— start Data lines —
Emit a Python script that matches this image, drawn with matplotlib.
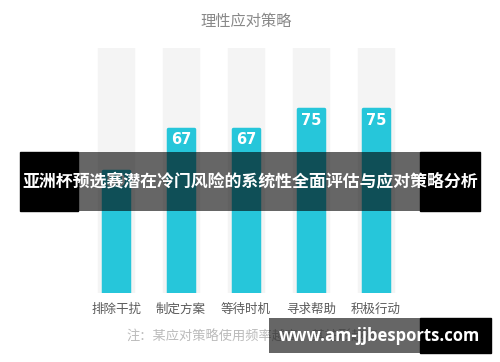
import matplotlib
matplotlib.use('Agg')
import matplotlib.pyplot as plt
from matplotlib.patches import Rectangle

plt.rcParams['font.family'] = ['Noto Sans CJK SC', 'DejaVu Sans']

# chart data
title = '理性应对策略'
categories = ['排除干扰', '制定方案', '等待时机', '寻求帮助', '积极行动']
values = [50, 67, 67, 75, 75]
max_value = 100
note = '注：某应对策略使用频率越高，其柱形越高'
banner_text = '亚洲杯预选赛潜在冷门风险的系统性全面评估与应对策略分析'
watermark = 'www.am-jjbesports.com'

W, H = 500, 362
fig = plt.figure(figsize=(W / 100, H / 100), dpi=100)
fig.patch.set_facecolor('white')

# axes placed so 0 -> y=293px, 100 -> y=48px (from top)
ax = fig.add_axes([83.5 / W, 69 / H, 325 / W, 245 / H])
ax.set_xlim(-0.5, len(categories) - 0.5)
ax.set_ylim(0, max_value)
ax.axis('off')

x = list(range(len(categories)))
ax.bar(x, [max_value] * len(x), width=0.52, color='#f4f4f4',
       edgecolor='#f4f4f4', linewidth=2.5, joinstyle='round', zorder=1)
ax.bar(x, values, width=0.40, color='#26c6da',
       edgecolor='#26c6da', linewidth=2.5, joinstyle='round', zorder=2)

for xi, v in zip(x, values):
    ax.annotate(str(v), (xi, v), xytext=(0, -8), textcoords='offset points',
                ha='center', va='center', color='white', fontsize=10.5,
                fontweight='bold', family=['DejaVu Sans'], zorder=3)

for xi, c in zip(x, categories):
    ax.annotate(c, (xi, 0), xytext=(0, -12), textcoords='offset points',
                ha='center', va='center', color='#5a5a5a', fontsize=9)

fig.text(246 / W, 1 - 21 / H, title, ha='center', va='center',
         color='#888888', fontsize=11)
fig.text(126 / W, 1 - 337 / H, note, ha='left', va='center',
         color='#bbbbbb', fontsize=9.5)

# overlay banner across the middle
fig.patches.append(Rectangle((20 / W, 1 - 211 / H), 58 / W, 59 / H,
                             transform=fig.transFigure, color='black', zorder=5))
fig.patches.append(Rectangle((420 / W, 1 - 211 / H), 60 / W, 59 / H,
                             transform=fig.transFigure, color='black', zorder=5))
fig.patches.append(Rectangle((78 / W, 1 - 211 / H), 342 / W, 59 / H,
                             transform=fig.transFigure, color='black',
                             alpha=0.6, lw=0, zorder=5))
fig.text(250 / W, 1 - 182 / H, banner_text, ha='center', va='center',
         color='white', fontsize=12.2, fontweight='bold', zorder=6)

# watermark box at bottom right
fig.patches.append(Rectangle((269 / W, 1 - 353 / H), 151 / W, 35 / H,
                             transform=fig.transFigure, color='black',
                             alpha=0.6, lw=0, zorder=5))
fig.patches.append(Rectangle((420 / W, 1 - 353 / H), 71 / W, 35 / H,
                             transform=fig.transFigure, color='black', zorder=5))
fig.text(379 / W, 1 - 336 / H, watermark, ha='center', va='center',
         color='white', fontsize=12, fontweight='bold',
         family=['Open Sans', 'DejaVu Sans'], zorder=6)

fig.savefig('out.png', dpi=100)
— end Data lines —
Exercise requirements => Reproduce the material above exactly, first line through the line that contains "watermark = 'www.am-jjbesports.com'", minus the pictures.

Solution for this problem =>
Emit a Python script that matches this image, drawn with matplotlib.
import matplotlib
matplotlib.use('Agg')
import matplotlib.pyplot as plt
from matplotlib.patches import Rectangle

plt.rcParams['font.family'] = ['Noto Sans CJK SC', 'DejaVu Sans']

# chart data
title = '理性应对策略'
categories = ['排除干扰', '制定方案', '等待时机', '寻求帮助', '积极行动']
values = [50, 67, 67, 75, 75]
max_value = 100
note = '注：某应对策略使用频率越高，其柱形越高'
banner_text = '亚洲杯预选赛潜在冷门风险的系统性全面评估与应对策略分析'
watermark = 'www.am-jjbesports.com'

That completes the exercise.